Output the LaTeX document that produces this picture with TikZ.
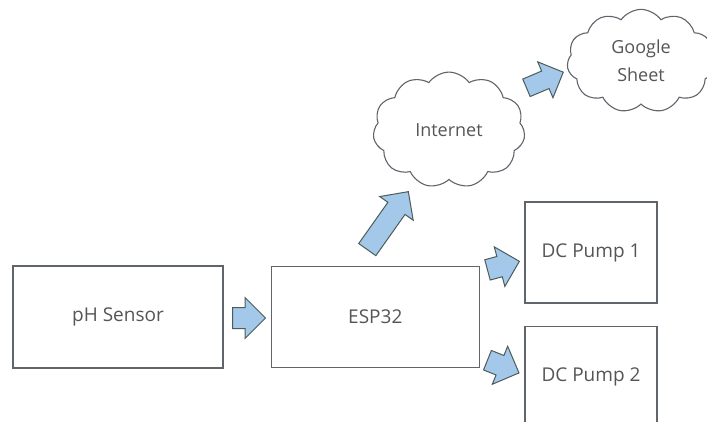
\documentclass[tikz,border=0pt]{standalone}
\usepackage{fontspec}
\setmainfont{Open Sans}
\usetikzlibrary{positioning,shapes.arrows,shapes.symbols}
\definecolor{boxline}{HTML}{5F656B}
\definecolor{arrowfill}{HTML}{A3C8EA}
\definecolor{arrowline}{HTML}{4C5C5A}
\definecolor{txt}{HTML}{555555}
\tikzset{%
	block/.style    = {draw=boxline, line width=1.3pt, rectangle, text=txt, font=\fontsize{19}{23}\selectfont, align=center},
	cloudbox/.style = {draw=boxline, line width=1.1pt, cloud, cloud puffs=11, cloud puff arc=110, text=txt, font=\fontsize{18}{22}\selectfont, align=center},
	fat/.style      = {single arrow, draw=arrowline, fill=arrowfill, line width=1pt, inner xsep=1pt, inner ysep=10pt, single arrow head extend=10pt, anchor=tail},
}
\begin{document}
\begin{tikzpicture}[x=1pt,y=-1pt]
	\useasboundingbox (0,0) rectangle (707,421);
	\clip (0,0) rectangle (707,421);
	\node [block, minimum width=210pt, minimum height=102pt] (ph) at (118,317) {pH Sensor};
	\node [block, minimum width=208pt, minimum height=101pt, right=47pt of ph] (esp) {ESP32};
	\node [block, minimum width=132pt, minimum height=101pt] (pump1) at (591,252.5) {DC Pump 1};
	\node [block, minimum width=132pt, minimum height=101pt, below=22pt of pump1] (pump2) {DC Pump 2};
	\node [cloudbox, minimum width=152pt, minimum height=104pt] (net) at (449,130) {Internet};
	\node [cloudbox, minimum width=148pt, minimum height=103pt] (sheet) at (641,61) {Google\\[6pt]Sheet};
	
	% block arrows
	\node [fat, minimum height=33pt] (a1) at (232,318) {};
	\node [fat, minimum height=71pt, rotate=54.7] (a2) at (367,250) {};
	\node [fat, minimum height=40pt, inner ysep=9pt, rotate=23] (a3) at (526,88) {};
	\node [fat, minimum height=33pt, rotate=15] (a4) at (487,270) {};
	\node [fat, minimum height=34pt, rotate=-22] (a5) at (487,360) {};
\end{tikzpicture}
\end{document}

==============================

**THE TASK**. Leave out the pictures and reproduce the rest of the listing exactly.

**FINAL RESULT**.
Output the LaTeX document that produces this picture with TikZ.
\documentclass[tikz,border=0pt]{standalone}
\usepackage{fontspec}
\setmainfont{Open Sans}
\usetikzlibrary{positioning,shapes.arrows,shapes.symbols}
\definecolor{boxline}{HTML}{5F656B}
\definecolor{arrowfill}{HTML}{A3C8EA}
\definecolor{arrowline}{HTML}{4C5C5A}
\definecolor{txt}{HTML}{555555}
\tikzset{%
	block/.style    = {draw=boxline, line width=1.3pt, rectangle, text=txt, font=\fontsize{19}{23}\selectfont, align=center},
	cloudbox/.style = {draw=boxline, line width=1.1pt, cloud, cloud puffs=11, cloud puff arc=110, text=txt, font=\fontsize{18}{22}\selectfont, align=center},
	fat/.style      = {single arrow, draw=arrowline, fill=arrowfill, line width=1pt, inner xsep=1pt, inner ysep=10pt, single arrow head extend=10pt, anchor=tail},
}
\begin{document}
\begin{tikzpicture}[x=1pt,y=-1pt]
	\useasboundingbox (0,0) rectangle (707,421);
	\clip (0,0) rectangle (707,421);
	\node [block, minimum width=210pt, minimum height=102pt] (ph) at (118,317) {pH Sensor};
	\node [block, minimum width=208pt, minimum height=101pt, right=47pt of ph] (esp) {ESP32};
	\node [block, minimum width=132pt, minimum height=101pt] (pump1) at (591,252.5) {DC Pump 1};
	\node [block, minimum width=132pt, minimum height=101pt, below=22pt of pump1] (pump2) {DC Pump 2};
	\node [cloudbox, minimum width=152pt, minimum height=104pt] (net) at (449,130) {Internet};
	\node [cloudbox, minimum width=148pt, minimum height=103pt] (sheet) at (641,61) {Google\\[6pt]Sheet};
	
	% block arrows
	\node [fat, minimum height=33pt] (a1) at (232,318) {};
	\node [fat, minimum height=71pt, rotate=54.7] (a2) at (367,250) {};
	\node [fat, minimum height=40pt, inner ysep=9pt, rotate=23] (a3) at (526,88) {};
	\node [fat, minimum height=33pt, rotate=15] (a4) at (487,270) {};
	\node [fat, minimum height=34pt, rotate=-22] (a5) at (487,360) {};
\end{tikzpicture}
\end{document}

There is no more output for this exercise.